Middle East

Syria pullout plan signed after Trump, Erdogan agreed to prevent power vacuum

United States military said that the order to withdraw American troops from Syria has been signed,, after President Donald Trump and his Turkish counterpart agreed to prevent a power vacuum in the wake of the controversial move.

The announcement that US troops would leave the civil war-racked country — where they have been deployed to assist in the multinational fight against the militant Daesh (IS) group — shocked global partners and American politicians alike.
“The execute order for Syria has been signed,” a US military spokesperson told AFP when asked about the withdrawal order, without providing further details.
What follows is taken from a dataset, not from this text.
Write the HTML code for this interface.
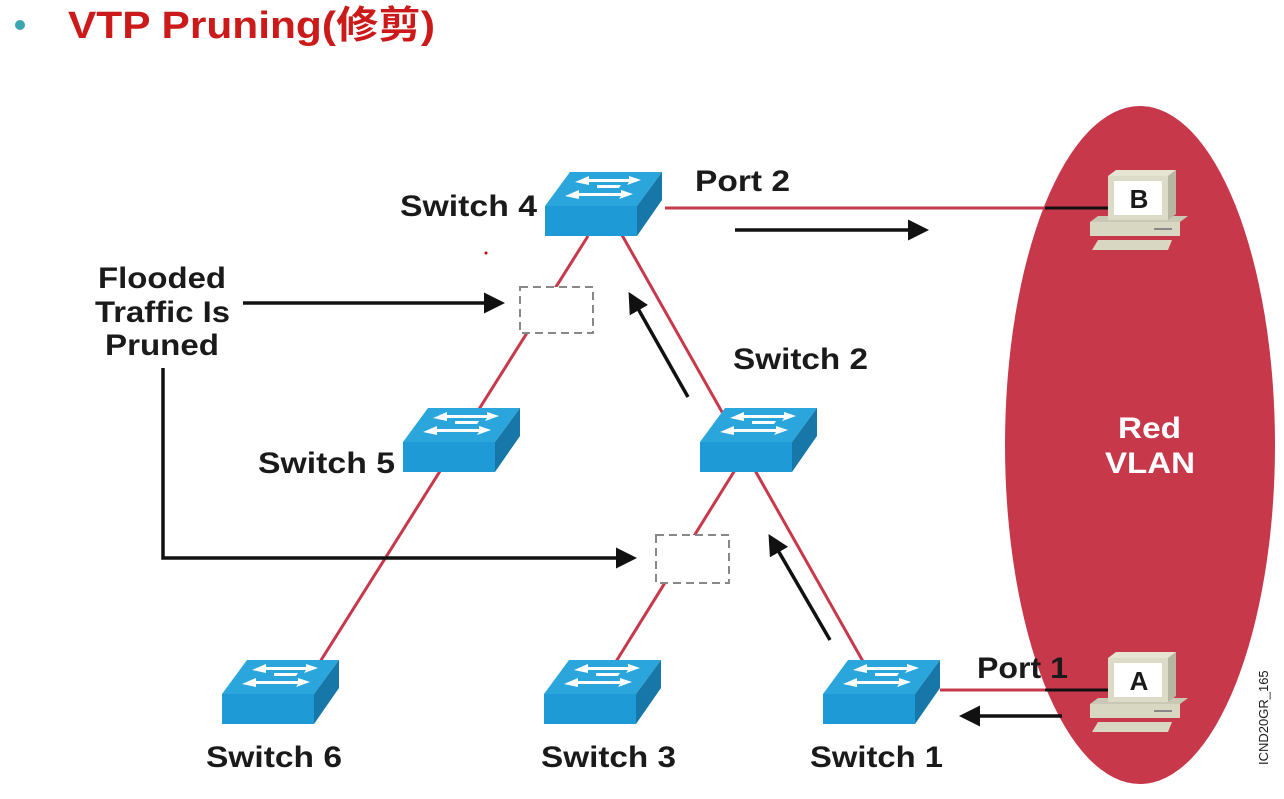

Turkey was a rare ally that lauded Trump’s momentous decision on Syria, a country where it will now have a freer rein to target US-allied Kurdish fighters who have played a major role in the war against IS but are deemed terrorists by Ankara.
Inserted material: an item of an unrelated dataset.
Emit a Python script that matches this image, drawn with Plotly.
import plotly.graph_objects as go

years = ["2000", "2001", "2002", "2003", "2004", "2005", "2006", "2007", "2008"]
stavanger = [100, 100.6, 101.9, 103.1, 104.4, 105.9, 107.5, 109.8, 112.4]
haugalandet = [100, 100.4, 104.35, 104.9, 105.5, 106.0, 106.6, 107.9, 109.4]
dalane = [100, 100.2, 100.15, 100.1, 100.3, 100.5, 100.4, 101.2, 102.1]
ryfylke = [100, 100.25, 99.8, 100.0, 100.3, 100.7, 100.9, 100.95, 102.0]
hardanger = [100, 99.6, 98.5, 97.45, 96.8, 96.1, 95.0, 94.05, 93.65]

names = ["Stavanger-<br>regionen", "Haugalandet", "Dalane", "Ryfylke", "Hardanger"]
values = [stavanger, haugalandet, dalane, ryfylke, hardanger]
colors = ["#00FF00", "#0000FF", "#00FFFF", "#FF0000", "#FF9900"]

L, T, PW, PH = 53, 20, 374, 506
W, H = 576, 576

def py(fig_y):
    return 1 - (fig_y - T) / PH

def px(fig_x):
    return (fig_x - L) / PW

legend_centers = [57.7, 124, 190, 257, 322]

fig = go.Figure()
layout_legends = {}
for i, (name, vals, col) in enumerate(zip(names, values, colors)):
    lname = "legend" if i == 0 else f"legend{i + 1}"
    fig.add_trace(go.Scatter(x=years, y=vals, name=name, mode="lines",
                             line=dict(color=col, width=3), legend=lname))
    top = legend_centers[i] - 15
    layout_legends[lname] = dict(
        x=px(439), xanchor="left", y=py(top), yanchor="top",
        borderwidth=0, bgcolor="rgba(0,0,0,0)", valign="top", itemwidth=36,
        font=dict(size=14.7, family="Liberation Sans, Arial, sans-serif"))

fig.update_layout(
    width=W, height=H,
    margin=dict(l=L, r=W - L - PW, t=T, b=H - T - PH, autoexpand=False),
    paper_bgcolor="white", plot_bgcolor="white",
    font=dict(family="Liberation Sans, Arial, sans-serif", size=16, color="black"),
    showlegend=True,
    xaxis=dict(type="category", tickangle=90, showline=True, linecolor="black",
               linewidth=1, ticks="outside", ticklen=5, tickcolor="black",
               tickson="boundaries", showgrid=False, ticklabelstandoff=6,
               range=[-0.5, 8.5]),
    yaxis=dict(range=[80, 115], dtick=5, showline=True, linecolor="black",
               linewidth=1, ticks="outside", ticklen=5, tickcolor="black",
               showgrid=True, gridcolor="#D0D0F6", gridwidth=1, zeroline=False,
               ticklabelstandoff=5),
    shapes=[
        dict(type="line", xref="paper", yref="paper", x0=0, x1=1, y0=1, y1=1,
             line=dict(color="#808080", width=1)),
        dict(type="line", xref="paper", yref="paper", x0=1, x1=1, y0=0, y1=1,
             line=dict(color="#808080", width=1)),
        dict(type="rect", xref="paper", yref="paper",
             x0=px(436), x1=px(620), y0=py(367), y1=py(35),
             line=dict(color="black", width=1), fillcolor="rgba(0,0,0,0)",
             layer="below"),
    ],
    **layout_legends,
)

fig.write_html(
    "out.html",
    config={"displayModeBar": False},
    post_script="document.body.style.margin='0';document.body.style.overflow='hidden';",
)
Trump and President Recep Tayyip Erdogan spoke by telephone on Sunday and “agreed to ensure coordination between their countries’ military, diplomatic and other officials to avoid a power vacuum which could result following any abuse of the withdrawal and transition phase in Syria”, the Turkish presidency said in a statement.
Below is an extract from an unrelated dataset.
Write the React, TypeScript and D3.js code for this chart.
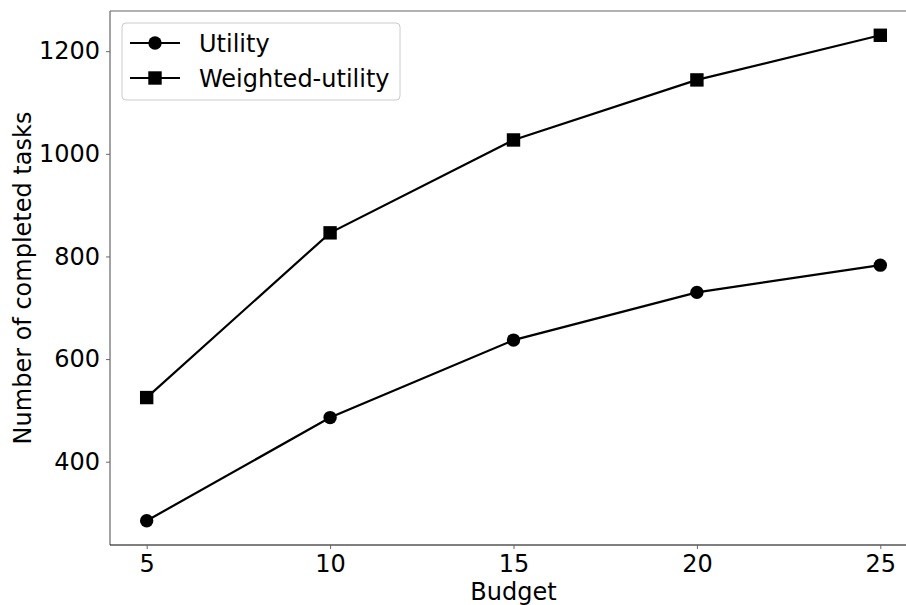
import * as d3 from "d3"
import { useEffect, useRef } from "react"

const budgets = [5, 10, 15, 20, 25]
const utility = [285, 486, 637, 730, 783]
const weightedUtility = [525, 846, 1027, 1144, 1231]
const xTicks = [5, 10, 15, 20, 25]
const yTicks = [400, 600, 800, 1000, 1200]

const W = 906
const H = 605

const App = () => {
  const ref = useRef<SVGSVGElement>(null)

  useEffect(() => {
    const svg = d3.select(ref.current)
    svg.selectAll("*").remove()

    const margin = { top: 11, right: -11, bottom: 60, left: 110 }
    const x = d3.scaleLinear().domain([4, 26]).range([margin.left, W - margin.right])
    const y = d3.scaleLinear().domain([237.7, 1278.3]).range([H - margin.bottom, margin.top])
    const font = "DejaVu Sans, sans-serif"
    const fs = 24

    // spines
    svg.append("line").attr("x1", margin.left).attr("x2", margin.left)
      .attr("y1", margin.top).attr("y2", H - margin.bottom)
      .attr("stroke", "#666").attr("stroke-width", 1.2)
    svg.append("line").attr("x1", margin.left).attr("x2", W)
      .attr("y1", margin.top).attr("y2", margin.top)
      .attr("stroke", "#666").attr("stroke-width", 1.2)
    svg.append("line").attr("x1", margin.left).attr("x2", W)
      .attr("y1", H - margin.bottom).attr("y2", H - margin.bottom)
      .attr("stroke", "#000").attr("stroke-width", 1.2)

    const xAxis = svg.append("g")
      .attr("transform", `translate(0,${H - margin.bottom})`)
      .call(d3.axisBottom(x).tickValues(xTicks).tickSize(4).tickPadding(6).tickFormat(d3.format("d")))
    xAxis.select(".domain").remove()
    xAxis.selectAll("line").attr("stroke", "#666")
    xAxis.selectAll("text").attr("font-family", font).attr("font-size", fs).attr("fill", "#000")

    const yAxis = svg.append("g")
      .attr("transform", `translate(${margin.left},0)`)
      .call(d3.axisLeft(y).tickValues(yTicks).tickSize(4).tickPadding(6).tickFormat(d3.format("d")))
    yAxis.select(".domain").remove()
    yAxis.selectAll("line").attr("stroke", "#666")
    yAxis.selectAll("text").attr("font-family", font).attr("font-size", fs).attr("fill", "#000")

    svg.append("text").attr("x", (margin.left + W - margin.right) / 2).attr("y", 600)
      .attr("text-anchor", "middle").attr("font-family", font).attr("font-size", fs)
      .text("Budget")
    svg.append("text")
      .attr("transform", `translate(31,${(margin.top + H - margin.bottom) / 2}) rotate(-90)`)
      .attr("text-anchor", "middle").attr("font-family", font).attr("font-size", fs)
      .text("Number of completed tasks")

    const line = d3.line<number>().x((_, i) => x(budgets[i])).y((d) => y(d))

    svg.append("path").datum(utility).attr("fill", "none").attr("stroke", "#000")
      .attr("stroke-width", 2.2).attr("d", line)
    svg.append("path").datum(weightedUtility).attr("fill", "none").attr("stroke", "#000")
      .attr("stroke-width", 2.2).attr("d", line)

    svg.selectAll("circle.u").data(utility).enter().append("circle")
      .attr("cx", (_, i) => x(budgets[i])).attr("cy", (d) => y(d)).attr("r", 6.7).attr("fill", "#000")
    svg.selectAll("rect.w").data(weightedUtility).enter().append("rect")
      .attr("x", (_, i) => x(budgets[i]) - 6.7).attr("y", (d) => y(d) - 6.7)
      .attr("width", 13.4).attr("height", 13.4).attr("fill", "#000")

    // legend
    const lg = svg.append("g").attr("transform", "translate(122,23)")
    lg.append("rect").attr("width", 278).attr("height", 77).attr("rx", 4)
      .attr("fill", "#fff").attr("fill-opacity", 0.8).attr("stroke", "#ccc")
    const items = [
      { label: "Utility", shape: "circle" },
      { label: "Weighted-utility", shape: "square" },
    ]
    items.forEach((it, i) => {
      const cy = 20 + i * 35
      lg.append("line").attr("x1", 8).attr("x2", 58).attr("y1", cy).attr("y2", cy)
        .attr("stroke", "#000").attr("stroke-width", 2.2)
      if (it.shape === "circle") {
        lg.append("circle").attr("cx", 33).attr("cy", cy).attr("r", 6.7).attr("fill", "#000")
      } else {
        lg.append("rect").attr("x", 26.3).attr("y", cy - 6.7).attr("width", 13.4).attr("height", 13.4).attr("fill", "#000")
      }
      lg.append("text").attr("x", 77).attr("y", cy + 8.5).attr("font-family", font)
        .attr("font-size", fs).text(it.label)
    })
  }, [])

  return (
    <svg ref={ref} width={W} height={H}
      style={{ position: "absolute", left: 0, top: 0, background: "#fff" }} />
  )
}

export default App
Late on Sunday, Trump tweeted that Erdogan had assured him that any remaining ISIS fighters in Syria will be eliminated.
“President @RT_Erdogan of Turkey has very strongly informed me that he will eradicate whatever is left of ISIS in Syria,” Trump said in a tweet around midnight on Sunday, using another acronym for the militant group.
Repeating a pattern of admiring comments towards global strongmen, Trump added that Erdogan “is a man who can do it”. The US president concluded: “Our troops are coming home!”
Hours earlier, Trump had tweeted that he and Erdogan “discussed (IS), our mutual involvement in Syria, and the slow and highly coordinated pullout of US troops from the area”.
US politicians — including those from his own Republican party — and international allies fear the withdrawal of the roughly 2,000 US troops is premature and would further destabilise the already devastated region.
A US withdrawal, said Mutlu Civiroglu, a Kurdish affairs analyst, will open the way “for Turkey to start its operations against the Kurds, and a bloody war will begin”.
French President Emmanuel Macron on Sunday said he “deeply regretted” Trump’s decision, and that “an ally must be reliable”.
New Pentagon chief
US troops will leave under the auspices of a new Pentagon chief set to start next month, after Jim Mattis resigned from the post citing key differences, including on Syria, with the often-impulsive Trump.
Several US politicians from both parties rejected Trump’s claim that IS or Daesh had been defeated, and the decision also caused alarm and dismay in the US military over the prospect of suddenly abandoning Washington’s Kurdish partners.